Figure 8 shows the realizations of occupancy predictions can be applied to the corresponding test set. Ideally, we can increase temperature set point when less occupants will be present in the room. As expected, we notice higher temperature set points are achieved corresponding to a larger tolerance index, as we are studying a summer cooling case in this paper.
Table 5 summarizes the achieved numerical performance and accuracy comparison for the three algorithms. Generally speaking, both EM and Uncertain basis methods can provide reliable predictions with just a few historical data points. The GSPS method meanwhile, requires many more points to build a reliable model. Additionally, GSPS and Uncertain basis methods achieve a higher accuracy, while the EM method provides a degraded prediction result. Each method may find its own suitable application scenarios depending on the accuracy requirement and data structure.
It should be remarked that, although some mismatches exist for non-zero jumps in
Figure 5a,
Figure 6 and
Figure 7c, all prediction algorithms track the 0 base line (non-occupied status) perfectly. Therefore, all prediction techniques are effective for identifying empty rooms, with an over 90 percent accuracy rate. Moreover, the accuracy conditions we set are extremely restrictive.
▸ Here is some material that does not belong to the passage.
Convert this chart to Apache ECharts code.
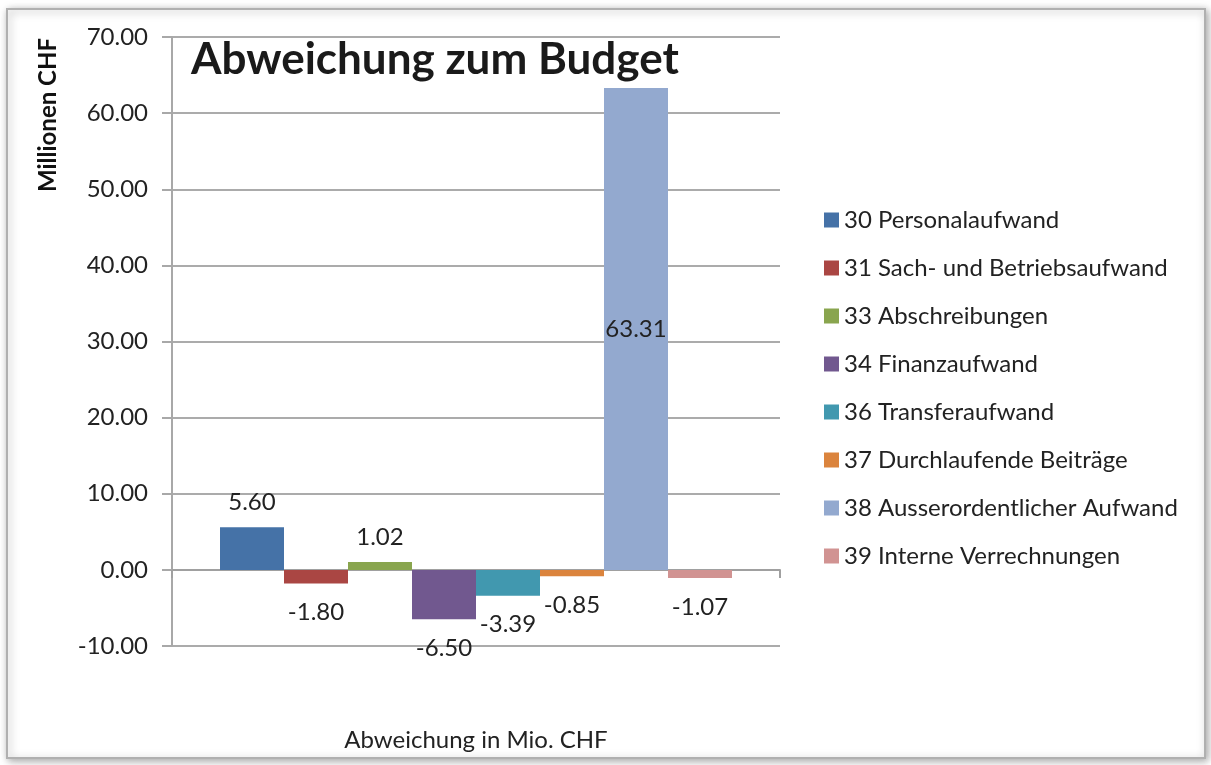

In other words, the accuracy is said to be satisfied only when the estimated number of occupants is exactly the same as the real measurement. So in this case, the accuracy is void if the estimated number is 13 while actual number is 12.
Furthermore, the obtained occupancy status is successfully applied into the temperature set algorithm which dominates energy consumption in building climate systems. In this final experiment, we applied the designed temperature setpoints into two different algorithms - basic control and MPC (designed in
Section 2), and compare their energy consumption. The building thermal zone model we picked has also been introduced in
Section 2. The detailed energy consumption data of the simulation has been given in
Table 6. These control tests complete our occupancy-based control framework, which showcases up to 20% energy saving benefits via the proposed corresponding control framework.
5. Conclusions and Future Work
In this paper, we propose three different occupancy prediction methods for demand-based HVAC control. All three proposed short-term stochastic modeling methods, GSPS, EM and uncertain basis, achieved more than 70% accuracy in the experimental studies. Furthermore, we have designed a novel temperature set algorithm to correctly assign temperature set points based on the instantaneous occupancy information. To complement the occupancy-based framework, we have integrated the temperature set point naturally into the MPC algorithm. Finally, detailed comparisons are provided for energy consumptions with various occupancy estimation algorithms and without any occupancy information. This paper delivered a novel end-to-end solution, which connects a reliable stochastic occupancy modeling study with the occupancy-based control design. Consequently, we have seen up to 20% energy saving by integrating the proposed technique into two standard HVAC control strategies.
A great number of increasingly complex models are being developed for HVAC systems. However, the limited number of implementations of such models in demand-based control and the lack of occupants’ effects limits their ability to improve efficiency while guaranteeing a comfortable temperature environment in buildings. Our near future work will involve detailed internal heat gain subject to different occupancy situations and various application scenarios, particularly the hot topic of building-to-grid integration. Another interested direction is to perform the sensitivity analysis for changing the set point. Basically, to answer the question, when is the best time to change the set-point; and how long/much will the electricity consumption reflect the change. This knowledge is critical for doing demand-response using buildings.